②屈筋腱と比較して,少ない滑走距離で関節可動域を生むため,わずかな短縮が過伸展変形や屈曲制限の原因となる.
③屈筋腱と比較して,短期間で筋短縮性拘縮が生じる.
④腱自体が薄いため,強固な縫合を施行しにくい.
などの伸筋腱特有の問題もあり,その治療は決して容易ではない.ここでは伸筋腱損傷の診断,治療を総論的に述べる.
【病態・分類】
伸筋腱断裂の診断は比較的容易であるが,治療法や治療成績が腱損傷の状況により異なることから,その病態の分類が必要である.屈筋腱同様,下記の3つの分類を組み合わせて治療法を選択する.伸筋腱は,筋短縮性拘縮が早期に発生し縫合困難となることがあるため,受傷時期の同定が重要である.

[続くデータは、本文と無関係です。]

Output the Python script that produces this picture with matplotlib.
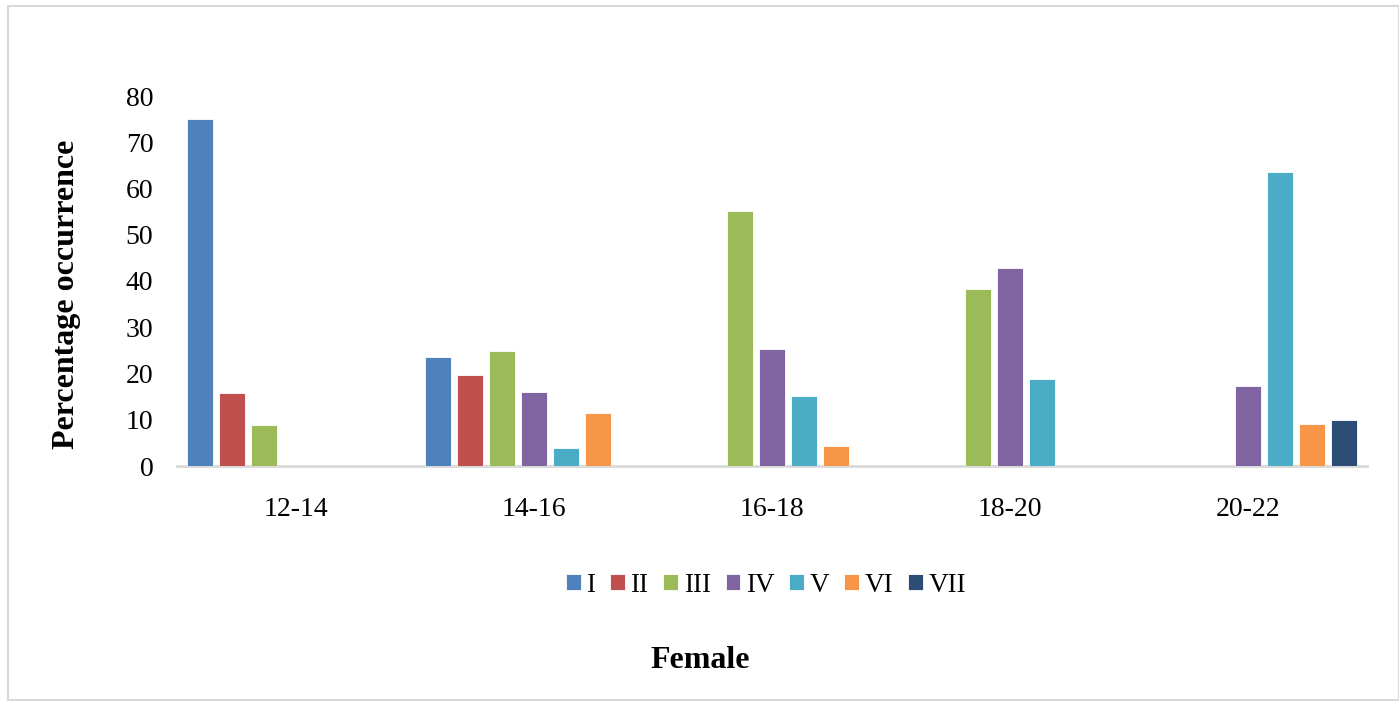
import matplotlib
matplotlib.use("Agg")
import matplotlib.pyplot as plt
import numpy as np
from matplotlib.patches import Rectangle

# ── Data ──────────────────────────────────────────────────────────────────────
age_groups = ["12-14", "14-16", "16-18", "18-20", "20-22"]
stages = ["I", "II", "III", "IV", "V", "VI", "VII"]
stage_I   = [75.0, 23.5, 0, 0, 0]
stage_II  = [15.8, 19.6, 0, 0, 0]
stage_III = [8.9, 24.9, 55.1, 38.2, 0]
stage_IV  = [0, 16.0, 25.2, 42.8, 17.2]
stage_V   = [0, 4.0, 15.1, 18.8, 63.6]
stage_VI  = [0, 11.5, 4.4, 0, 9.0]
stage_VII = [0, 0, 0, 0, 9.9]
series = [stage_I, stage_II, stage_III, stage_IV, stage_V, stage_VI, stage_VII]

colors = ["#4F81BD", "#C0504D", "#9BBB59", "#8064A2", "#4BACC6", "#F79646", "#2C4D75"]

plt.rcParams.update({
    "font.family": ["Liberation Serif", "DejaVu Serif"],
    "font.size": 20,
})

fig = plt.figure(figsize=(13.99, 7.02), dpi=100)
ax = fig.add_axes([177 / 1399, 1 - 466 / 702, (1367 - 177) / 1399, (466 - 96) / 702])

x = np.arange(len(age_groups))
slot = 0.1345
width = 0.109
for i, (name, vals, c) in enumerate(zip(stages, series, colors)):
    ax.bar(x + (i - 3) * slot, vals, width=width, color=c, label=name,
           edgecolor="white", linewidth=0.6, zorder=3)

ax.set_xlim(-0.5, len(age_groups) - 0.5)
ax.set_ylim(0, 80)
ax.set_yticks(np.arange(0, 81, 10))
ax.set_xticks(x)
ax.set_xticklabels(age_groups)
ax.tick_params(axis="both", length=0, labelsize=20)
ax.tick_params(axis="x", pad=22)
ax.tick_params(axis="y", pad=17)
for s in ["top", "right", "left"]:
    ax.spines[s].set_visible(False)
ax.spines["bottom"].set_color("#D9D9D9")
ax.spines["bottom"].set_linewidth(2)

fig.text(67 / 1399, 1 - 294 / 702, "Percentage occurrence", rotation=90,
         ha="center", va="center", fontsize=23, fontweight="bold")
fig.text(700 / 1399, 1 - 660 / 702, "Female", ha="center", va="center",
         fontsize=23, fontweight="bold")

handles, labels = ax.get_legend_handles_labels()
fig.legend(handles, labels, loc="center", bbox_to_anchor=(766 / 1399, 1 - 585 / 702),
           ncol=7, frameon=False, fontsize=19.5, handlelength=0.55, handleheight=0.55,
           handletextpad=0.2, columnspacing=0.55)

fig.patches.append(Rectangle((8 / 1399, 2 / 702), 1 - 8 / 1399, 1 - 8 / 702,
                             transform=fig.transFigure, fill=False,
                             edgecolor="#D9D9D9", linewidth=1.5))

fig.savefig("out.png", dpi=100)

①「損傷部位」による分類:一般的に国際分類(図16-11図)が用いられる.
②「損傷時期」による分類:新鮮損傷と陳旧性損傷がある.
③「受傷形態」による分類:開放性損傷と開放創がない状態での閉鎖性損傷(皮下断裂)がある.
伸筋腱・閉鎖性損傷のうち,特徴的なものを下記に列挙する.
(1)ZoneⅠ:腱性槌指
手指を伸展した状態で過屈曲が強制されることで,終止伸筋腱が断裂し槌指変形が生じる.
(2)Zone Ⅲ:中央索断裂→ボタン穴変形
突き指などで中央索が断裂することがある.受傷直後は変形がなく放置され,変形が生じてきてから受診することも多い.中央索断裂を診断する方法としてElsonテストがある.
(3)Zone Ⅴ:伸筋腱脱臼
中手指節(metacarpophalangeal;MP)関節部で矢状索が断裂し,総指伸筋腱が指を曲げた際に尺側に亜脱臼もしくは脱臼する.